Вокруг господина уже собрались рабы и рабыни. Одни принесли подушки и ковры, другие позаботились о еде. Кто-то принес небольшой сосуд вина, который стоял на кухне и был приготовлен к обеду рабам.

— Я не взял ни одного свитка… — вздохнул Манилий Тегет. — Я покидаю свой дом и ухожу в неизвестность…

— Целый город окутан мраком, целый город засыпан горячим пеплом… О чем ты говоришь, Манилий Тегет! — воскликнула Паксея.

— Нам пора в путь, достойный господин, — сказал Элий Сир. — Если мы тотчас же не тронемся в путь, мы погибнем здесь.

— Ты прав, Элий Сир. Я медлил, надеясь, что Антоний появится у наших ворот. Но его нет, и мы пойдем. Берите каждый что может… Мы покинем поместье. И если боги в своем великом гневе проявят лишь каплю справедливости, то мы встретим Антония. Пойдемте вслед за этой толпой.

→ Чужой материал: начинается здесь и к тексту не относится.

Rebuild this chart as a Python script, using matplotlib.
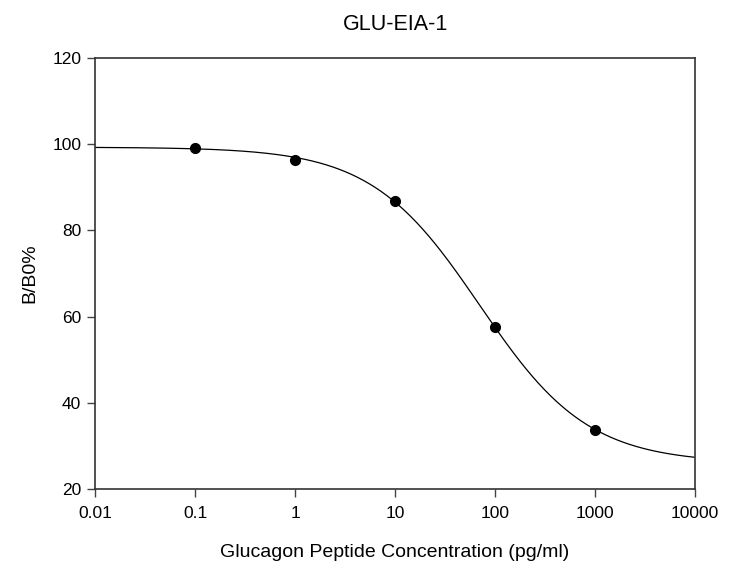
import numpy as np
import matplotlib
matplotlib.use("Agg")
import matplotlib.pyplot as plt

plt.rcParams['font.family'] = ['Liberation Sans', 'DejaVu Sans']

# measured points
conc = [0.1, 1, 10, 100, 1000]
bb0 = [99.2, 96.3, 86.7, 57.5, 33.8]

# 4-parameter logistic fit shown as the line
top, bottom, ec50, hill = 99.3, 26.0, 70.2, 0.80

x_ticks = [0.01, 0.1, 1, 10, 100, 1000, 10000]
x_labels = ['0.01', '0.1', '1', '10', '100', '1000', '10000']
y_ticks = [20, 40, 60, 80, 100, 120]

fig = plt.figure(figsize=(7.5, 5.68), dpi=100)
ax = fig.add_axes([0.1267, 0.139, 0.8, 0.759])

xs = np.logspace(-2, 4, 400)
ys = bottom + (top - bottom) / (1 + (xs / ec50) ** hill)
ax.plot(xs, ys, color='black', lw=0.9)
ax.plot(conc, bb0, 'o', color='black', ms=7)

ax.set_xscale('log')
ax.set_xlim(0.01, 10000)
ax.set_ylim(20, 120)
ax.set_xticks(x_ticks)
ax.set_xticklabels(x_labels)
ax.minorticks_off()
ax.set_yticks(y_ticks)
ax.tick_params(direction='out', length=6, width=1, labelsize=12.5, color='#444444')
ax.tick_params(axis='x', pad=6)
ax.tick_params(axis='y', pad=4)
for s in ax.spines.values():
    s.set_linewidth(1.2)
    s.set_color('#333333')

ax.set_xlabel('Glucagon Peptide Concentration (pg/ml)', fontsize=14, labelpad=17)
ax.set_ylabel('B/B0%', fontsize=14, labelpad=10)
ax.set_title('GLU-EIA-1', fontsize=15.5, pad=20)

fig.savefig('out.png', dpi=100)
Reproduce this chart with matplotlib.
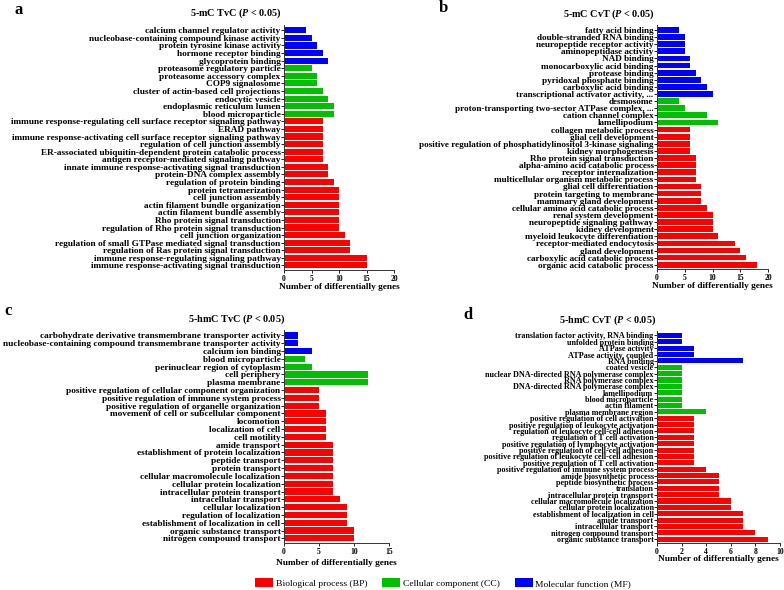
import matplotlib
matplotlib.use("Agg")
import matplotlib.pyplot as plt
from matplotlib.patches import Patch

plt.rcParams['font.family'] = ['Liberation Serif', 'DejaVu Serif']
plt.rcParams['mathtext.fontset'] = 'custom'
plt.rcParams['mathtext.rm'] = 'Liberation Serif:bold'
plt.rcParams['mathtext.it'] = 'Liberation Serif:bold:italic'

RED, GREEN, BLUE = '#FF0000', '#00C000', '#0000FF'

# ---------------- Panel a: 5-mC TvC ----------------
a_terms = [
    "calcium channel regulator activity",
    "nucleobase-containing compound kinase activity",
    "protein tyrosine kinase activity",
    "hormone receptor binding",
    "glycoprotein binding",
    "proteasome regulatory particle",
    "proteasome accessory complex",
    "COP9 signalosome",
    "cluster of actin-based cell projections",
    "endocytic vesicle",
    "endoplasmic reticulum lumen",
    "blood microparticle",
    "immune response-regulating cell surface receptor signaling pathway",
    "ERAD pathway",
    "immune response-activating cell surface receptor signaling pathway",
    "regulation of cell junction assembly",
    "ER-associated ubiquitin-dependent protein catabolic process",
    "antigen receptor-mediated signaling pathway",
    "innate immune response-activating signal transduction",
    "protein-DNA complex assembly",
    "regulation of protein binding",
    "protein tetramerization",
    "cell junction assembly",
    "actin filament bundle organization",
    "actin filament bundle assembly",
    "Rho protein signal transduction",
    "regulation of Rho protein signal transduction",
    "cell junction organization",
    "regulation of small GTPase mediated signal transduction",
    "regulation of Ras protein signal transduction",
    "immune response-regulating signaling pathway",
    "immune response-activating signal transduction",
]
a_values = [4, 5, 6, 7, 8,
            5, 6, 6, 7, 8, 9, 9,
            7, 7, 7, 7, 7, 7, 8, 8, 9, 10, 10, 10, 10, 10, 10, 11, 12, 12, 15, 15]
a_cats = ['MF'] * 5 + ['CC'] * 7 + ['BP'] * 20

# ---------------- Panel b: 5-mC CvT ----------------
b_terms = [
    "fatty acid binding",
    "double-stranded RNA binding",
    "neuropeptide receptor activity",
    "aminopeptidase activity",
    "NAD binding",
    "monocarboxylic acid binding",
    "protease binding",
    "pyridoxal phosphate binding",
    "carboxylic acid binding",
    "transcriptional activator activity, ...",
    "desmosome",
    "proton-transporting two-sector ATPase complex, ...",
    "cation channel complex",
    "lamellipodium",
    "collagen metabolic process",
    "glial cell development",
    "positive regulation of phosphatidylinositol 3-kinase signaling",
    "kidney morphogenesis",
    "Rho protein signal transduction",
    "alpha-amino acid catabolic process",
    "receptor internalization",
    "multicellular organism metabolic process",
    "glial cell differentiation",
    "protein targeting to membrane",
    "mammary gland development",
    "cellular amino acid catabolic process",
    "renal system development",
    "neuropeptide signaling pathway",
    "kidney development",
    "myeloid leukocyte differentiation",
    "receptor-mediated endocytosis",
    "gland development",
    "carboxylic acid catabolic process",
    "organic acid catabolic process",
]
b_values = [4, 5, 5, 5, 6, 6, 7, 8, 9, 10,
            4, 5, 9, 11,
            6, 6, 6, 6, 7, 7, 7, 7, 8, 8, 8, 9, 10, 10, 10, 11, 14, 15, 16, 18]
b_cats = ['MF'] * 10 + ['CC'] * 4 + ['BP'] * 20

# ---------------- Panel c: 5-hmC TvC ----------------
c_terms = [
    "carbohydrate derivative transmembrane transporter activity",
    "nucleobase-containing compound transmembrane transporter activity",
    "calcium ion binding",
    "blood microparticle",
    "perinuclear region of cytoplasm",
    "cell periphery",
    "plasma membrane",
    "positive regulation of cellular component organization",
    "positive regulation of immune system process",
    "positive regulation of organelle organization",
    "movement of cell or subcellular component",
    "locomotion",
    "localization of cell",
    "cell motility",
    "amide transport",
    "establishment of protein localization",
    "peptide transport",
    "protein transport",
    "cellular macromolecule localization",
    "cellular protein localization",
    "intracellular protein transport",
    "intracellular transport",
    "cellular localization",
    "regulation of localization",
    "establishment of localization in cell",
    "organic substance transport",
    "nitrogen compound transport",
]
c_values = [2, 2, 4,
            3, 4, 12, 12,
            5, 5, 5, 6, 6, 6, 6, 7, 7, 7, 7, 7, 7, 7, 8, 9, 9, 9, 10, 10]
c_cats = ['MF'] * 3 + ['CC'] * 4 + ['BP'] * 20

# ---------------- Panel d: 5-hmC CvT ----------------
d_terms = [
    "translation factor activity, RNA binding",
    "unfolded protein binding",
    "ATPase activity",
    "ATPase activity, coupled",
    "RNA binding",
    "coated vesicle",
    "nuclear DNA-directed RNA polymerase complex",
    "RNA polymerase complex",
    "DNA-directed RNA polymerase complex",
    "lamellipodium",
    "blood microparticle",
    "actin filament",
    "plasma membrane region",
    "positive regulation of cell activation",
    "positive regulation of leukocyte activation",
    "regulation of leukocyte cell-cell adhesion",
    "regulation of T cell activation",
    "positive regulation of lymphocyte activation",
    "positive regulation of cell-cell adhesion",
    "positive regulation of leukocyte cell-cell adhesion",
    "positive regulation of T cell activation",
    "positive regulation of immune system process",
    "amide biosynthetic process",
    "peptide biosynthetic process",
    "translation",
    "intracellular protein transport",
    "cellular macromolecule localization",
    "cellular protein localization",
    "establishment of localization in cell",
    "amide transport",
    "intracellular transport",
    "nitrogen compound transport",
    "organic substance transport",
]
d_values = [2, 2, 3, 3, 7,
            2, 2, 2, 2, 2, 2, 2, 4,
            3, 3, 3, 3, 3, 3, 3, 3, 4, 5, 5, 5, 5, 6, 6, 7, 7, 7, 8, 9]
d_cats = ['MF'] * 5 + ['CC'] * 8 + ['BP'] * 20

cat_color = {'BP': RED, 'CC': GREEN, 'MF': BLUE}

W, H = 784, 590
fig = plt.figure(figsize=(W / 100, H / 100), dpi=100)


def px_axes(x0, y0, x1, y1):
    return fig.add_axes([x0 / W, 1 - y1 / H, (x1 - x0) / W, (y1 - y0) / H])


def draw(ax, terms, values, cats, xmax, xticks, lab_fs, title, tx, ty, letter, lx, ly, xlab_y):
    n = len(terms)
    ys = list(range(n))
    ax.barh(ys, values, height=0.8, color=[cat_color[c] for c in cats], edgecolor='none')
    ax.set_ylim(n - 0.4, -0.7)
    ax.set_xlim(0, xmax)
    ax.set_yticks(ys)
    ax.set_yticklabels(terms, fontsize=lab_fs, fontweight='bold')
    ax.set_xticks(xticks)
    ax.set_xticklabels([str(t) for t in xticks], fontsize=5.5, fontweight='bold')
    ax.tick_params(axis='y', length=2, width=0.6, pad=0.5)
    ax.tick_params(axis='x', length=2, width=0.6, pad=1.5)
    for s in ['top', 'right']:
        ax.spines[s].set_visible(False)
    for s in ['left', 'bottom']:
        ax.spines[s].set_linewidth(0.7)
        ax.spines[s].set_color('#333333')
    bb = ax.get_position()
    fig.text((bb.x0 + bb.x1) / 2, 1 - xlab_y / H, "Number of differentially genes",
             ha='center', va='center', fontsize=6.7, fontweight='bold')
    fig.text(tx / W, 1 - ty / H, title, ha='center', va='center', fontsize=7.3,
             fontweight='bold')
    fig.text(lx / W, 1 - ly / H, letter, ha='center', va='center', fontsize=12, fontweight='bold')


ax_a = px_axes(284, 25, 394, 270)
draw(ax_a, a_terms, a_values, a_cats, 20, [0, 5, 10, 15, 20], 6.7,
     r"5-mC TvC ($P$ < 0.05)", 236, 13, 'a', 19, 10, 287)

ax_b = px_axes(657, 25, 768, 269)
draw(ax_b, b_terms, b_values, b_cats, 20, [0, 5, 10, 15, 20], 6.6,
     r"5-mC CvT ($P$ < 0.05)", 609, 14, 'b', 443, 8, 286)

ax_c = px_axes(284, 330, 389, 543)
draw(ax_c, c_terms, c_values, c_cats, 15, [0, 5, 10, 15], 6.7,
     r"5-hmC TvC ($P$ < 0.05)", 237, 319, 'c', 8, 311, 563)

ax_d = px_axes(657, 331, 780, 543)
draw(ax_d, d_terms, d_values, d_cats, 10, [0, 2, 4, 6, 8, 10], 5.9,
     r"5-hmC CvT ($P$ < 0.05)", 608, 320, 'd', 468, 315, 559)

handles = [Patch(facecolor=RED, edgecolor='none'),
           Patch(facecolor=GREEN, edgecolor='none'),
           Patch(facecolor=BLUE, edgecolor='none')]
labels = ["Biological process (BP)", "Cellular component (CC)", "Molecular function (MF)"]
fig.legend(handles, labels, loc='center', bbox_to_anchor=(443 / W, 1 - 583 / H), ncol=3,
           frameon=False, fontsize=6.8, handlelength=1.9, handleheight=1.1,
           handletextpad=0.25, columnspacing=1.6)

fig.savefig('out.png', dpi=100)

— С твоего разрешения, господин, я потащу этот ящик с деньгами. Он тяжел и пригодится тебе, когда небо посветлеет. Пока человек жив, он нуждается в благах земных.

— Ты прав, Элий Сир. Тащи этот ящик, иди со мной рядом… Это принадлежит Антонию. Я надеюсь, мы найдем его…

Элий Сир шел впереди. За ним шли слуги, прикрыв головы какими-то вещами, а за ними, взявшись за руки, Манилий Тегет и Паксея вышли за ворота. Они увидели в свете молний молоденькую девушку в белом покрывале. Она, вероятно, склонилась к стене, пытаясь укрыться от падающих камней, но камень обрушился на нее, и она лежала у стены окровавленная. Элий Сир нагнулся над девушкой и услышал стон. Он поднял ее и сказал слугам:

— Бросьте на нее одеяло, чтобы горячий пепел не попал на окровавленное плечо. Помогите ее понести… Как она очутилась здесь? Одна… Может быть, в темноте близкие ей люди не увидели несчастья, а грохот заглушил ее стоны. Они ушли вперед, преодолевая бесчисленные препятствия, и вот уже никогда не найдут ее…

А девушка стонала и звала кого-то в беспамятстве. Нельзя было остановиться, чтобы дать ей немного воды, потому что сейчас семья Манилия Тегета вместе с рабами и слугами вышла на дорогу, ведущую к Геркуланским воротам. А дорога рта была запружена людьми и повозками. Казалось, что эта лавина, кричащая, стонущая и плачущая, пришла из ада.